“Ho 55 anni di insegnamento, credo sia un record, perché ho iniziato a fare supplenze prima di laurearmi in Letteratura. Ogni mattina mi alzavo nella nebbia di Milano, prendevo la 600 scassatissimi ed arrivavo a scuola. Mi dicevo: ‘tu entri in classe e se dopo quattro ore non esci stravolto non ha fatto un c….’”. Sono le parole di Roberto Vecchioni, cantautore, scrittore e docente di scuola superiore per decenni, pronunciate a Roma durante il II congresso nazionale della Uil Scuola.
“Durante l’ora di lezione – ha detto Vecchioni durante un intervento a lungo applaudito da centinaia di delegati Uil – si spazia: da una frase latina o greca si arriva a Leopardi e alla Fisica quantistica.

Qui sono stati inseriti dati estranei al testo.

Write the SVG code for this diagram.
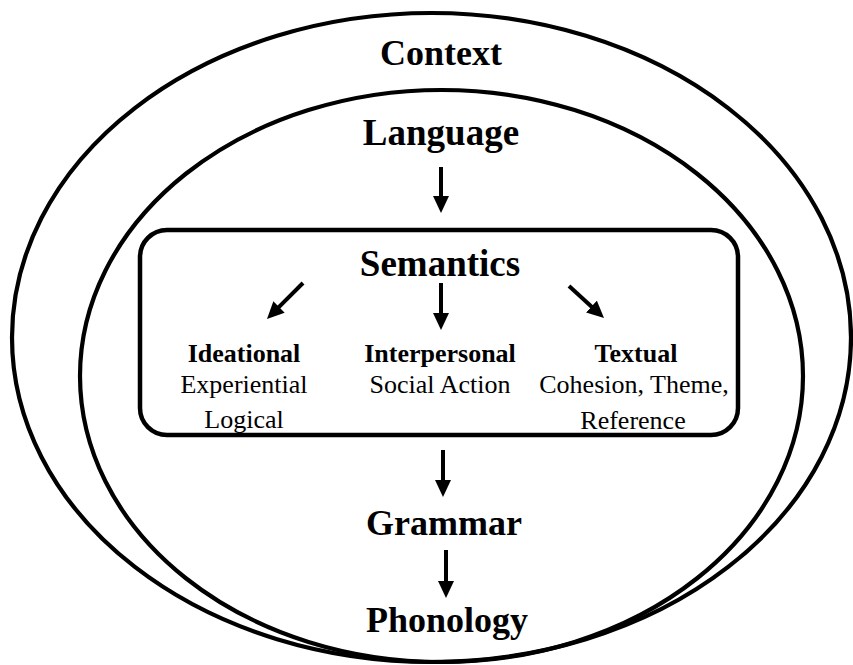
<svg xmlns="http://www.w3.org/2000/svg" width="853" height="665" viewBox="0 0 853 665">
  <defs>
    <marker id="ah" markerUnits="userSpaceOnUse" markerWidth="18" markerHeight="18" refX="1" refY="8" orient="auto">
      <path d="M0,0 L17,8 L0,16 z" fill="#000"/>
    </marker>
    <style>
      .ring { fill: none; stroke: #000; stroke-width: 4.2; }
      .box { fill: none; stroke: #000; stroke-width: 4.5; }
      .big { font-family: "Liberation Serif", "Times New Roman", serif; font-weight: bold; font-size: 36px; text-anchor: middle; fill: #000; }
      .hd { font-family: "Liberation Serif", "Times New Roman", serif; font-weight: bold; font-size: 26px; text-anchor: middle; fill: #000; }
      .tx { font-family: "Liberation Serif", "Times New Roman", serif; font-size: 26px; text-anchor: middle; fill: #000; }
      .arr { stroke: #000; stroke-width: 4; fill: none; marker-end: url(#ah); }
    </style>
  </defs>
  <rect width="853" height="665" fill="#fff"/>

  <g id="context">
    <ellipse class="ring" cx="431.5" cy="337.5" rx="419.5" ry="324.5"/>
    <text class="big" x="441" y="65">Context</text>
  </g>

  <g id="language">
    <ellipse class="ring" cx="441.5" cy="376" rx="361.5" ry="286"/>
    <text class="big" x="441" y="145" style="font-size:37px">Language</text>
  </g>

  <g id="semantics">
    <rect class="box" x="140" y="230" width="598" height="205" rx="27" ry="27"/>
    <text class="big" x="440" y="276" style="font-size:37px">Semantics</text>
  </g>

  <g id="ideational">
    <text class="hd" x="244" y="362">Ideational</text>
    <text class="tx" x="244" y="393">Experiential</text>
    <text class="tx" x="244" y="428">Logical</text>
  </g>

  <g id="interpersonal">
    <text class="hd" x="440" y="362">Interpersonal</text>
    <text class="tx" x="440" y="393">Social Action</text>
  </g>

  <g id="textual">
    <text class="hd" x="636" y="362">Textual</text>
    <text class="tx" x="634" y="393">Cohesion, Theme,</text>
    <text class="tx" x="633" y="429">Reference</text>
  </g>

  <g id="grammar">
    <text class="big" x="444" y="535">Grammar</text>
  </g>

  <g id="phonology">
    <text class="big" x="447" y="632">Phonology</text>
  </g>

  <g id="connectors">
    <line class="arr" x1="441" y1="167" x2="441" y2="197"/>
    <line class="arr" x1="303" y1="283" x2="278.3" y2="307.7"/>
    <line class="arr" x1="441" y1="283" x2="441" y2="314"/>
    <line class="arr" x1="569" y1="286" x2="592.2" y2="307.2"/>
    <line class="arr" x1="443" y1="450" x2="443" y2="481"/>
    <line class="arr" x1="446" y1="550" x2="446" y2="582"/>
  </g>
</svg>
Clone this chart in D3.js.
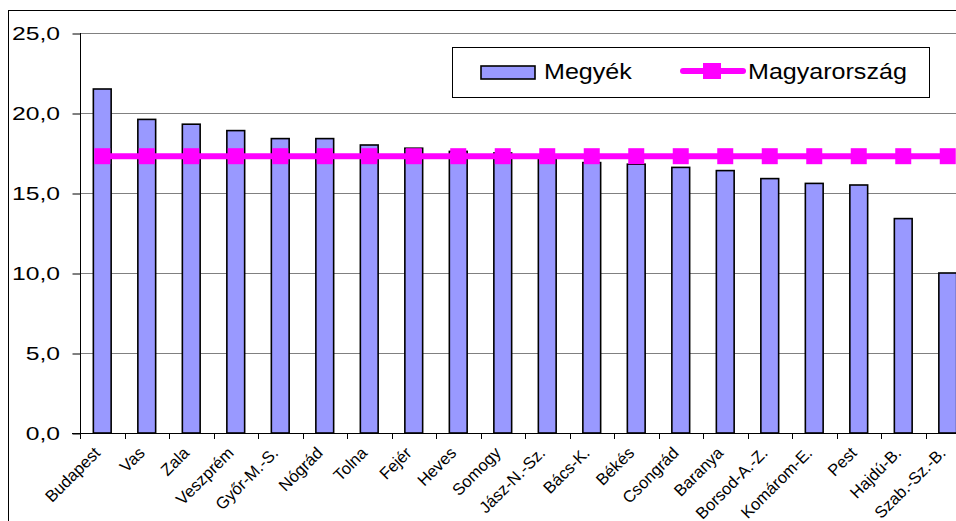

Ognuno diceva la sua. Questa è la funzione della scuola: non c’è un’unica cosa da insegnare, ma tante attorno. Questa è la vita, che purtroppo non ci permette di avere giovani all’altezza che dovrebbero avere, attraverso una parola: cultura”.
“La cosa più difficile per gli insegnanti è far capire agli studenti il ‘bello’: quello che c’è dietro, la sofferenza per arrivare ad un obiettivo. Quanto dolore e umanità c’è dietro un’opera di Michelangelo? Le sue opere sono eterne”.
“Si impara – ha detto – soffrendo, stando dentro le cose, vivendole in pieno. La sofferenza è fondamentale nella vita umana, bisogna imparare a conviverci. Quando si insegna ad un ragazzo la grammatica e la letteratura greca, si insegnano espressioni sterminate. Quando escono i giovani dalla cerimonia della scuola, chi ha una preparazione solida sa rispondere alla vita, fatta di sfumature: non di bianco e nero. Se si sbaglia una parola, anche in amore, si rischia di non essere compresi”.
Secondo Roberto Vecchioni “bisogna credere nella forza della propria umanità. Non si può vivere completamente atei. Io fino a qualche tempo fa lo ero…”.
Secondo Vecchioni, “la cultura non è sapere o no le cose, ma avere sensibilità nell’arte: sapere concepire, vedere, calcolare, catalogare, avere pazienza, comprendere gli altri, non lasciarsi ‘scaldare’ per poche cose. La cultura la si apprende dagli insegnanti: quelli italiani sono tra i più bravi al mondo: l’arte e la scienza, come diceva Prometeo, è alla base di tutto. La forza degli uomini di conquistare la libertà e l’uguaglianza passano per la cultura”.
“Il 23% dei giovani italiani – continua il cantautore-professore – non studia e non lavorano. Ma non lavorano perché non hanno studiato, non hanno competenza. Quella competenza che ti dà un istituto superiore, anche professionale. Avere un diploma significa avere discusso, essersi confrontato con dei compagni”.
E ancora: “Tutti i lavori sono difficili. Anche i più semplici. Bisogna avere una professionalità. A partire da quello che legge: quindi non per chi vota, cosa è l’Economia. Ecco perché a scuola si studia legge, cultura umanistica e tutto il resto. I social? Dentro ci scrivono cose di tutti i generi: cose di una banalità unica. Io sono di sinistra. Penso con questa filosofia: è un modo di vivere quello di sinistra”.